§ **Short task**
Skip all pictures. Write out the data below from its first line through the line that contains "from bokeh.resources import INLINE".
⟨
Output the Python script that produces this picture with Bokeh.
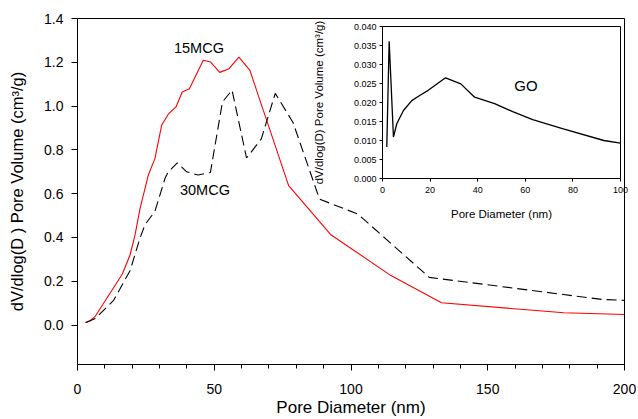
from bokeh.plotting import figure
from bokeh.models import (Range1d, FixedTicker, NumeralTickFormatter, ColumnDataSource, GridBox, Title)
from bokeh.core.properties import value
from bokeh.embed import file_html
from bokeh.resources import INLINE

# ---- data: main chart ----
diam_15mcg = [2.8, 4.6, 6.5, 16.4, 19.2, 21.0, 22.9, 25.9, 28.3, 30.8, 33.2, 36.0, 38.3, 40.9,
              46.0, 48.7, 52.0, 55.4, 59.0, 63.0, 77.2, 92.5, 114.6, 133.1, 177.8, 200.0]
vol_15mcg = [0.012, 0.020, 0.040, 0.233, 0.320, 0.410, 0.534, 0.685, 0.760, 0.914, 0.963, 0.996, 1.064, 1.079,
             1.209, 1.201, 1.154, 1.171, 1.224, 1.164, 0.637, 0.414, 0.226, 0.102, 0.056, 0.048]

diam_30mcg = [3.2, 6.5, 13.2, 19.2, 22.9, 24.7, 28.3, 32.0, 33.2, 36.5, 39.9, 44.1, 48.6, 53.0,
              56.5, 61.8, 67.2, 72.3, 78.8, 88.5, 102.5, 128.6, 191.8, 200.0]
vol_30mcg = [0.012, 0.030, 0.113, 0.248, 0.399, 0.459, 0.519, 0.670, 0.700, 0.741, 0.700, 0.685, 0.697, 1.019,
             1.073, 0.763, 0.850, 1.058, 0.925, 0.575, 0.507, 0.218, 0.117, 0.113]

series_names = ["15MCG", "30MCG"]
series_label_x = [44.4, 46.6]
series_label_y = [1.266, 0.619]

main_x_ticks = [0, 50, 100, 150, 200]
main_x_minor = [10, 20, 30, 40, 60, 70, 80, 90, 110, 120, 130, 140, 160, 170, 180, 190]
main_y_ticks = [0.0, 0.2, 0.4, 0.6, 0.8, 1.0, 1.2, 1.4]
main_x_title = "Pore Diameter (nm)"
main_y_title = "dV/dlog(D ) Pore Volume (cm³/g)"

# ---- data: inset (GO) ----
diam_go = [1.8, 2.8, 4.6, 6.0, 8.8, 12.3, 15.8, 19.2, 26.5, 32.9, 38.7, 47.1, 54.7, 63.1, 75.6, 93.0, 100.0]
vol_go = [0.0083, 0.0361, 0.0109, 0.0144, 0.0179, 0.0205, 0.0219, 0.0232, 0.0265, 0.0249, 0.0214,
          0.0197, 0.0176, 0.0155, 0.0131, 0.0100, 0.0093]
go_name = ["GO"]
go_label_x = [60.3]
go_label_y = [0.0245]

inset_x_ticks = [0, 20, 40, 60, 80, 100]
inset_y_ticks = [0.0, 0.005, 0.010, 0.015, 0.020, 0.025, 0.030, 0.035, 0.040]
inset_x_title = "Pore Diameter (nm)"
inset_y_title = "dV/dlog(D) Pore Volume (cm³/g)"

FONT = "Liberation Sans"

# ---- main figure ----
p = figure(width=638, height=419, output_backend="svg", toolbar_location=None,
           x_range=Range1d(0, 200), y_range=Range1d(-0.18, 1.4),
           min_border_left=76, min_border_right=14, min_border_top=18, min_border_bottom=51)
p.title.visible = False
p.xgrid.visible = False
p.ygrid.visible = False
p.outline_line_color = "black"
p.outline_line_width = 1
p.background_fill_color = "white"

p.line(diam_15mcg, vol_15mcg, line_color="#ff0000", line_width=1.1)
p.line(diam_30mcg, vol_30mcg, line_color="black", line_width=1.1, line_dash="10 5")

lab_src = ColumnDataSource(dict(x=series_label_x, y=series_label_y, t=series_names))
p.text(x="x", y="y", text="t", source=lab_src, text_font=value(FONT), text_font_size="14.5px",
       text_align="center", text_baseline="middle", text_color="black")

p.xaxis.ticker = FixedTicker(ticks=main_x_ticks, minor_ticks=main_x_minor)
p.yaxis.ticker = FixedTicker(ticks=main_y_ticks)
p.yaxis.formatter = NumeralTickFormatter(format="0.0")
p.yaxis.axis_label = main_y_title
for ax in (p.xaxis[0], p.yaxis[0]):
    ax.axis_label_text_font = FONT
    ax.axis_label_text_font_style = "normal"
    ax.axis_label_text_font_size = "16.5px"
    ax.axis_label_text_color = "black"
    ax.major_label_text_font = FONT
    ax.major_label_text_font_size = "14px"
    ax.major_label_text_color = "black"
    ax.axis_line_color = "black"
    ax.major_tick_line_color = "black"
    ax.minor_tick_line_color = "black"
    ax.major_tick_in = 0
    ax.major_tick_out = 6
    ax.minor_tick_in = 0
    ax.minor_tick_out = 4
p.xaxis.major_label_standoff = 13
p.yaxis.major_label_standoff = 8
p.yaxis.axis_label_standoff = 15

# x-axis title below the axis, slightly left of centre as in the original
p.add_layout(Title(text=main_x_title, align="center", offset=-22, standoff=-1,
                   text_font=FONT, text_font_size="17px", text_font_style="normal",
                   text_color="black"), "below")

# ---- inset figure ----
inset = figure(width=329, height=225, output_backend="svg", toolbar_location=None,
               x_range=Range1d(0, 100), y_range=Range1d(0, 0.04),
               min_border_left=77, min_border_right=12, min_border_top=18, min_border_bottom=55,
               margin=(8, 0, 0, 305), align="start")
inset.title.visible = False
inset.xgrid.visible = False
inset.ygrid.visible = False
inset.outline_line_color = "black"
inset.border_fill_alpha = 0
inset.background_fill_alpha = 0

inset.line(diam_go, vol_go, line_color="black", line_width=1.3)
go_src = ColumnDataSource(dict(x=go_label_x, y=go_label_y, t=go_name))
inset.text(x="x", y="y", text="t", source=go_src, text_font=value(FONT), text_font_size="15px",
           text_align="center", text_baseline="middle", text_color="black")

inset.xaxis.ticker = FixedTicker(ticks=inset_x_ticks)
inset.yaxis.ticker = FixedTicker(ticks=inset_y_ticks)
inset.yaxis.formatter = NumeralTickFormatter(format="0.000")
inset.xaxis.axis_label = inset_x_title
inset.yaxis.axis_label = inset_y_title
for ax in (inset.xaxis[0], inset.yaxis[0]):
    ax.axis_label_text_font = FONT
    ax.axis_label_text_font_style = "normal"
    ax.axis_label_text_font_size = "11.5px"
    ax.axis_label_text_color = "black"
    ax.major_label_text_font = FONT
    ax.major_label_text_font_size = "9px"
    ax.major_label_text_color = "black"
    ax.axis_line_color = "black"
    ax.major_tick_line_color = "black"
    ax.major_tick_in = 0
    ax.major_tick_out = 3
    ax.minor_tick_line_color = None
inset.xaxis.major_label_standoff = 5
inset.xaxis.axis_label_standoff = 12
inset.yaxis.major_label_standoff = 3
inset.yaxis.axis_label_standoff = 26

root = GridBox(children=[(p, 0, 0), (inset, 0, 0)])

open("out.html", "w").write(file_html(root, INLINE))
⟩
§ **Solution for this exercise**
Output the Python script that produces this picture with Bokeh.
from bokeh.plotting import figure
from bokeh.models import (Range1d, FixedTicker, NumeralTickFormatter, ColumnDataSource, GridBox, Title)
from bokeh.core.properties import value
from bokeh.embed import file_html
from bokeh.resources import INLINE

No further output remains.